Of course, if you want to really get the most out of it, it’s better to try and do some processing on the router itself. In my talk I showed off my USB-powered Wifi SDR decoding ADS-B signals with Antirez’ dump1090. The installed version has MalcolmRobb’s modifications and allows me to track flights from Heathrow to Southampton and even as far as Plymouth, simply using the TV aerial on top of my house. Dump1090 is also in the OpenWRT packages list, and now even has a script to allow you to start it automatically, saving me the embarrassing job of posting my startup script. The router itself is a GL.Inet 6416A, based on the excellent AR9331 chipset. GL.Inet also make the AR150, which has slightly better wifi and costs about the same as the 6416A.

Now this might not seem that bad - it’s certainly quite useful, but things start to get very devious very quickly when you start looking at using battery powered OpenWRT devices for less savoury SDR stuff. I’m going to do some more on this at BSides Athens. In the meantime Dump1090 should hopefully keep you busy.

M.E.L.-1

MEL final toy I showed is still only a prototype. The Minimal Electronics Learner, or M.E.L.-1 is an ATTiny prototyping board that I’m working on. It’s main purpose is to provide a complete embedded kit for beginners that anyone can use and to introduce them to modifying hardware or building their own. I started work on this at the tail end of last year, and will be demoing a prototype, including building one live at BSides Manchester. The final device will allow you to do things like building a hat to shut down a Raspberry Pi, or modifying a fan to come on when it goes over a specific temperature. Or playing with chip to chip communication buses and doing devious things to them (my original plan).

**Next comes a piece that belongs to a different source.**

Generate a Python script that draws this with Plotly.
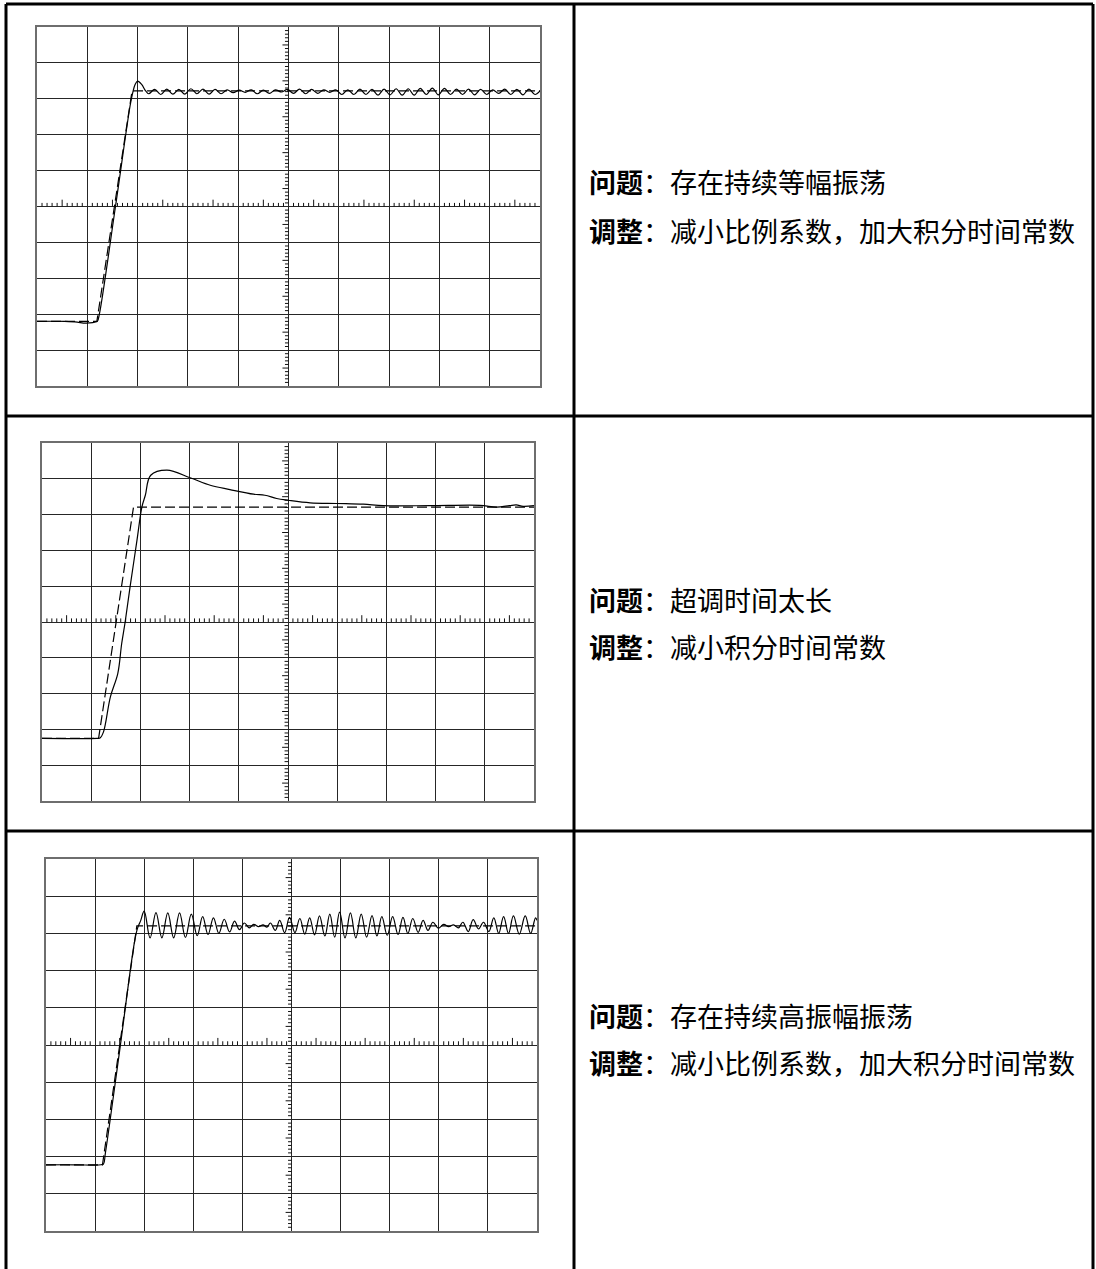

Hopefully we’ll have this ready for 44CON and will be doing the final build as a badge, if not we’ll have something equally cool, no doubt.

Conclusions

Historically the world of hacking stuff has been largely limited to software, mostly due to a lack of low cost tool availability, or to a large amount of background knowledge being needed before you can start. With chipsets like the ESP8266 and NodeMCU, things are starting to get really interesting and really cheap at the low end. With OpenWRT and the Raspberry Pi at the high end, things are still cheap, and the age of throwaway malicious devices is almost upon us. The question is, what will you build in the time of the Internet of Wrongs?